[Start RECORDS SUPPLIED]

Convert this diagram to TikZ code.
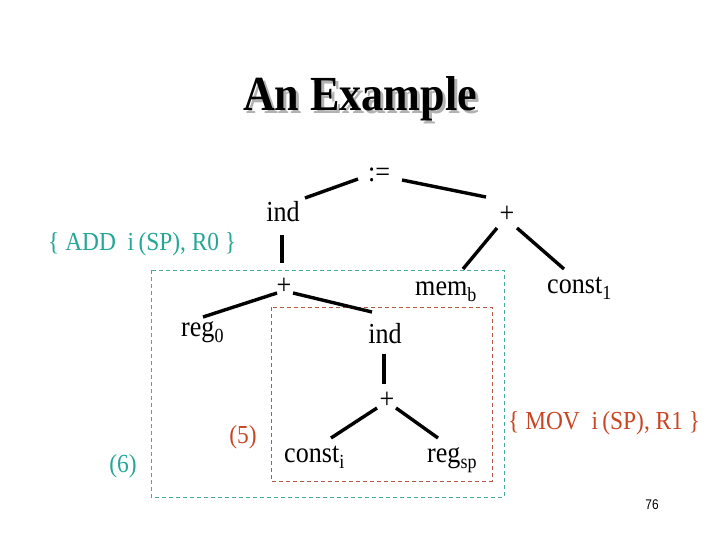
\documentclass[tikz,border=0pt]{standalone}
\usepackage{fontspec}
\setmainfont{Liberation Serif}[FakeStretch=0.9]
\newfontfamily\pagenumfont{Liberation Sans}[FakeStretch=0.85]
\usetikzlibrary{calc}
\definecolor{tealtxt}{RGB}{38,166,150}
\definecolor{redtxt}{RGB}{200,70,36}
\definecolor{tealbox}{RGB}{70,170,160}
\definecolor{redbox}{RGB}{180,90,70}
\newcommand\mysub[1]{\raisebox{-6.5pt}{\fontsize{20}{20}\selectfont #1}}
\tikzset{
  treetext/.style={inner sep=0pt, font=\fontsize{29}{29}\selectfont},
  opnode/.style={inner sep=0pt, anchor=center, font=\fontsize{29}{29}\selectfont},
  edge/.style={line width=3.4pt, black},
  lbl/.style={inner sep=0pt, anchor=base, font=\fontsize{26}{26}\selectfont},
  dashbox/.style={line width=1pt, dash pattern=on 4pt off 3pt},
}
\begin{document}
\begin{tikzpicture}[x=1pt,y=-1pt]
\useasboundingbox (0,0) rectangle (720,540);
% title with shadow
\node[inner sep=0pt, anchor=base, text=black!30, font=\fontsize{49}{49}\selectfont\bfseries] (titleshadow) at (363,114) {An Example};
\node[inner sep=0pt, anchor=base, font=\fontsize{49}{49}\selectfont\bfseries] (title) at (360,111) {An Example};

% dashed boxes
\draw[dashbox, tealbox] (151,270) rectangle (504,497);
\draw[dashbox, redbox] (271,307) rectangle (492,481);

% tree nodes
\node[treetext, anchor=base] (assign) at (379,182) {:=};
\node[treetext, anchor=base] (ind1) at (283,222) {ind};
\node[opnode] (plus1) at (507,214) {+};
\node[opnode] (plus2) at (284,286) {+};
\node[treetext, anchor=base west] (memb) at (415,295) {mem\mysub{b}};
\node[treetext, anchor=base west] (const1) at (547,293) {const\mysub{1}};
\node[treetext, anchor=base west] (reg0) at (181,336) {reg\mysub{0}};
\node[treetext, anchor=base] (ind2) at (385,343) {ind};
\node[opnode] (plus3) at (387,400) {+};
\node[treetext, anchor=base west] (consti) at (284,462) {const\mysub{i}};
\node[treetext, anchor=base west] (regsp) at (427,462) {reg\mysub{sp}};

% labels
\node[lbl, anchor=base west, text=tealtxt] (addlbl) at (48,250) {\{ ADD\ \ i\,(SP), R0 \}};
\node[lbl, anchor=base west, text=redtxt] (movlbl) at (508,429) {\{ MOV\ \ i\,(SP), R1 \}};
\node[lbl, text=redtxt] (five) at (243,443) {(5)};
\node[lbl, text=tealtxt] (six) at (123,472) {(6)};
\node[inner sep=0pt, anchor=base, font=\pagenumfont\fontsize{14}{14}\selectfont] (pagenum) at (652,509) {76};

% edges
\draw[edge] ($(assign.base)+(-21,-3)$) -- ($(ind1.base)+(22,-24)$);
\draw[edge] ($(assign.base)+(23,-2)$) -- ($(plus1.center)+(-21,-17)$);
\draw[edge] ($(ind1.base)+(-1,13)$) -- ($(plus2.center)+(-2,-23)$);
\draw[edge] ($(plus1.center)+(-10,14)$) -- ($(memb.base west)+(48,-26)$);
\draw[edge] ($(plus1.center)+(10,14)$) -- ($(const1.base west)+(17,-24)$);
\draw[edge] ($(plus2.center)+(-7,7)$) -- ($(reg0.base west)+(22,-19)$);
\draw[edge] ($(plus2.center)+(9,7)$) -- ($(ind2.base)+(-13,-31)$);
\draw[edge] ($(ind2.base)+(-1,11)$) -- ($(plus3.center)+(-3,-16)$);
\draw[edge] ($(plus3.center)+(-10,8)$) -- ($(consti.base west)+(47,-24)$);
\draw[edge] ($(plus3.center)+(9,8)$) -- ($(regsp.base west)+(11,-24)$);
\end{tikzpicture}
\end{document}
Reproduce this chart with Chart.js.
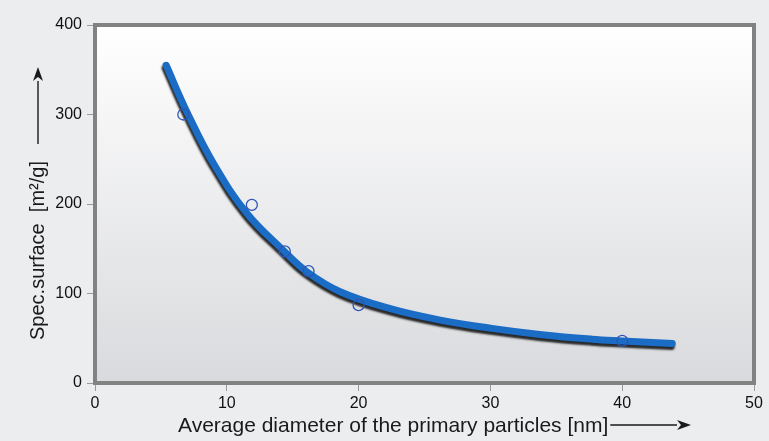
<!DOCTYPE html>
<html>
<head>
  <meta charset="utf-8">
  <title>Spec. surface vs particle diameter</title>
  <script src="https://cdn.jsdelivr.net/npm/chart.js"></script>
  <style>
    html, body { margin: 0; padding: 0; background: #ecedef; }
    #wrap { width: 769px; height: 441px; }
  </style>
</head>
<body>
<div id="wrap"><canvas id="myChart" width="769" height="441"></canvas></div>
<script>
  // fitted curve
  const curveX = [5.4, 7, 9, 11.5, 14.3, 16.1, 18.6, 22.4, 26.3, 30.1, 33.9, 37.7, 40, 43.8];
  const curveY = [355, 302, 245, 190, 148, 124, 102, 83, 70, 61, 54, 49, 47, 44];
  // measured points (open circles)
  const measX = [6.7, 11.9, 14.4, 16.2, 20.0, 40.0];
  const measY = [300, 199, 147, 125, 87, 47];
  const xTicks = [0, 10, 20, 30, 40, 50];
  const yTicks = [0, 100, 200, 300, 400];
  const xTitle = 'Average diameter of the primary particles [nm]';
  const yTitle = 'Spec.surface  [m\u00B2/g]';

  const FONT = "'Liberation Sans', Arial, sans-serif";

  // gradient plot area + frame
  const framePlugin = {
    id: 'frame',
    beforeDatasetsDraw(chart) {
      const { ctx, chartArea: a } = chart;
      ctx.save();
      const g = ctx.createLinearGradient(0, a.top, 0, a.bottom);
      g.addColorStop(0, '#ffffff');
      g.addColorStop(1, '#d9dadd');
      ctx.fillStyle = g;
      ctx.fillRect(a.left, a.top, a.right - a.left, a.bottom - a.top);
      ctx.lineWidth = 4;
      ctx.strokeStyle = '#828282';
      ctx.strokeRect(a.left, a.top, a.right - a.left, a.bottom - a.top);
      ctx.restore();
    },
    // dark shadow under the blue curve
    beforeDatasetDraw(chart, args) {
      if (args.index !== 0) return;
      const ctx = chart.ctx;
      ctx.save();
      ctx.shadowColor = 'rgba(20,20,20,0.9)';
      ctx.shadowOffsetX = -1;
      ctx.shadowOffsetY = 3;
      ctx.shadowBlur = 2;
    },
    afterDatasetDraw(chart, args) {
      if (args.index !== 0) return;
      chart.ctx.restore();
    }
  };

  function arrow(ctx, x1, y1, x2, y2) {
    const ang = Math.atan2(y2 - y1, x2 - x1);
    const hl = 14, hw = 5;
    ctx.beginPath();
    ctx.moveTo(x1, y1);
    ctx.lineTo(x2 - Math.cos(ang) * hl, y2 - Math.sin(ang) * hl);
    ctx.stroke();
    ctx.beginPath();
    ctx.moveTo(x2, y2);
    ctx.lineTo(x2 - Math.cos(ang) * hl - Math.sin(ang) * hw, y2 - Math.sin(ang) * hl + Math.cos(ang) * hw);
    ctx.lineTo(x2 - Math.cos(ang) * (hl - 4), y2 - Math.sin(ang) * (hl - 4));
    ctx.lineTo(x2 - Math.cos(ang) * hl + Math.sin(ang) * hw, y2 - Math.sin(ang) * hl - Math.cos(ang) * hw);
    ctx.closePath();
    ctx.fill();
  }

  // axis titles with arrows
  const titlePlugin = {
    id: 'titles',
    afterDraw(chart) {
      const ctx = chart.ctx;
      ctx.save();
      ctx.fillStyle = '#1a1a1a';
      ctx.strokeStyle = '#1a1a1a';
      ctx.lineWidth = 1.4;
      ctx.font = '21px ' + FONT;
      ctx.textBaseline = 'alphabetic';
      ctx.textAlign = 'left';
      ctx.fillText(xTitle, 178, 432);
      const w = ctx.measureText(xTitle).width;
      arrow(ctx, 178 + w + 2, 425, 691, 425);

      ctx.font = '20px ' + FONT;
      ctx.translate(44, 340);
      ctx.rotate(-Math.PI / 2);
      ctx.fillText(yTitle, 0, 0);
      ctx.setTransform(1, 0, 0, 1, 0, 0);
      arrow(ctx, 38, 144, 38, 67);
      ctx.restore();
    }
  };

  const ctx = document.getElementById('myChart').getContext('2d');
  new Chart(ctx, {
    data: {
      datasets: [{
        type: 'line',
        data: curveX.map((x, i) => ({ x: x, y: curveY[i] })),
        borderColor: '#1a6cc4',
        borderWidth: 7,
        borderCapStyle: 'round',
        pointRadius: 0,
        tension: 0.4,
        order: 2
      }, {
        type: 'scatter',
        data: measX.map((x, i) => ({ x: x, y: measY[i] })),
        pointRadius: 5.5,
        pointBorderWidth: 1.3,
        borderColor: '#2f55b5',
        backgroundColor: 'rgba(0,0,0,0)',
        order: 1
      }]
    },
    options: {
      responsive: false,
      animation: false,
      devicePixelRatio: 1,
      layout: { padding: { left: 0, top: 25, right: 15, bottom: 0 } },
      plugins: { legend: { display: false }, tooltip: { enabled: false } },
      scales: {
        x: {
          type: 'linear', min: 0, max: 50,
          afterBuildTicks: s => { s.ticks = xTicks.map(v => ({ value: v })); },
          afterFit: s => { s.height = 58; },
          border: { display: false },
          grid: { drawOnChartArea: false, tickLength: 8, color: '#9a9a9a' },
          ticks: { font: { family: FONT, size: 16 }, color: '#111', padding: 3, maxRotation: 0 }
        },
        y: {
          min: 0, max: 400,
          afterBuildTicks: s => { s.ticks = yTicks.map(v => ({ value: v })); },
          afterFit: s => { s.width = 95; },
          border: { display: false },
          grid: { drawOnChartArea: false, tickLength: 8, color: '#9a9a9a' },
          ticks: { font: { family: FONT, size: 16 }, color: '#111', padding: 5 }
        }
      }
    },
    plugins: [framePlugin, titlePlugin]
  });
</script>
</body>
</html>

[End RECORDS SUPPLIED]
[Start RECORDS SUPPLIED]

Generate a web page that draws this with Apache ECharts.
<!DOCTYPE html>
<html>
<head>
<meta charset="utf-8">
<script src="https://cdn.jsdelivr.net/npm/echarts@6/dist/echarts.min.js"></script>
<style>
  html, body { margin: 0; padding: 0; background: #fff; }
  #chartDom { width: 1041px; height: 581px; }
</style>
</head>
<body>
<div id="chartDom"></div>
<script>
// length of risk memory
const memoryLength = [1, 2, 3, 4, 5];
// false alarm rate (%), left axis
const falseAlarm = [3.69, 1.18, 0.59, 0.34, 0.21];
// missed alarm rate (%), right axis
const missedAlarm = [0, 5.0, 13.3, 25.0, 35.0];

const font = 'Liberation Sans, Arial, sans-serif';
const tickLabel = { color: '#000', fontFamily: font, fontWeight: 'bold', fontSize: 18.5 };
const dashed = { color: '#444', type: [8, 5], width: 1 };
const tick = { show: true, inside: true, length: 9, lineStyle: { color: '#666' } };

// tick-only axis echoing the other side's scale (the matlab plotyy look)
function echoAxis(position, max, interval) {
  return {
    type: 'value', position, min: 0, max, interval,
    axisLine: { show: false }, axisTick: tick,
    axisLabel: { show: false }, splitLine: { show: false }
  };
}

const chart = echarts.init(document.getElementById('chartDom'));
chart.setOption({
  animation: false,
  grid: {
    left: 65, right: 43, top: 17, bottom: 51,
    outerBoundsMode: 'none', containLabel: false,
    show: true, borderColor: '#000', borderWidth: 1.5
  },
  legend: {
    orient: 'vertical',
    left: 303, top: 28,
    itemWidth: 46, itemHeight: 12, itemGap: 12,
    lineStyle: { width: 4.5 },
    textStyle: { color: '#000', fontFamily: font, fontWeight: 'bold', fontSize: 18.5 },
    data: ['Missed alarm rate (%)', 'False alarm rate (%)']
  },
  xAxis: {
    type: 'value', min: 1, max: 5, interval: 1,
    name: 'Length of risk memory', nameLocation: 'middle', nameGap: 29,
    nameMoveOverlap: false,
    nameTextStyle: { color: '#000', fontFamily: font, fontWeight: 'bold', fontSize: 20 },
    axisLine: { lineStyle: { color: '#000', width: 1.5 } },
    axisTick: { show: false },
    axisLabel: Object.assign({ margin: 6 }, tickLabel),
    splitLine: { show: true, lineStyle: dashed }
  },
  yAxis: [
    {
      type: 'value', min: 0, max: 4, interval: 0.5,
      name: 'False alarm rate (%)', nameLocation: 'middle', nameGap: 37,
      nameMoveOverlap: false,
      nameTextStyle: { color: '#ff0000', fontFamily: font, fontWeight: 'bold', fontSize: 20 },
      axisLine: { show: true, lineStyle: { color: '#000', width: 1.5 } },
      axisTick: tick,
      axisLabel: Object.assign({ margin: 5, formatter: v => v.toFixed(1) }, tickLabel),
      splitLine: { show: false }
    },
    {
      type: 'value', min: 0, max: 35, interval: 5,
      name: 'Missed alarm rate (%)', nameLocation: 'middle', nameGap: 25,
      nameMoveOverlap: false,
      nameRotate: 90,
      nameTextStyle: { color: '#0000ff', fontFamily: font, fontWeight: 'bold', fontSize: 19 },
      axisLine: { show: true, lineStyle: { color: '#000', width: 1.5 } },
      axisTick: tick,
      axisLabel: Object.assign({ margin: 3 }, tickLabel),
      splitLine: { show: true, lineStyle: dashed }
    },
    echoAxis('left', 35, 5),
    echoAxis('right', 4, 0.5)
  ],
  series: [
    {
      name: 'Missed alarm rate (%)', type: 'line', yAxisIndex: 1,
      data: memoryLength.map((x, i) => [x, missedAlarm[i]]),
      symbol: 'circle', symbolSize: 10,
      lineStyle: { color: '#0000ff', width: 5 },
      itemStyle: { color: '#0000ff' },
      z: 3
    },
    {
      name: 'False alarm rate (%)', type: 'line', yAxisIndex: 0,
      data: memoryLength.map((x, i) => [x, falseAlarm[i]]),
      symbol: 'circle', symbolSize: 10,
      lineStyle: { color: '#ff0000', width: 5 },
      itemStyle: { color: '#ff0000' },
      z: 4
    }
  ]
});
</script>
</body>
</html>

[End RECORDS SUPPLIED]

[PROMPT] Nothing but the lines from the one with "Generate a web" to the one with "const missedAlarm = [0, 5.0, 13.3, 25.0, 35.0];" should be echoed, both of them included, exactly as written.

[EXERCISE RESPONSE]
Generate a web page that draws this with Apache ECharts.
<!DOCTYPE html>
<html>
<head>
<meta charset="utf-8">
<script src="https://cdn.jsdelivr.net/npm/echarts@6/dist/echarts.min.js"></script>
<style>
  html, body { margin: 0; padding: 0; background: #fff; }
  #chartDom { width: 1041px; height: 581px; }
</style>
</head>
<body>
<div id="chartDom"></div>
<script>
// length of risk memory
const memoryLength = [1, 2, 3, 4, 5];
// false alarm rate (%), left axis
const falseAlarm = [3.69, 1.18, 0.59, 0.34, 0.21];
// missed alarm rate (%), right axis
const missedAlarm = [0, 5.0, 13.3, 25.0, 35.0];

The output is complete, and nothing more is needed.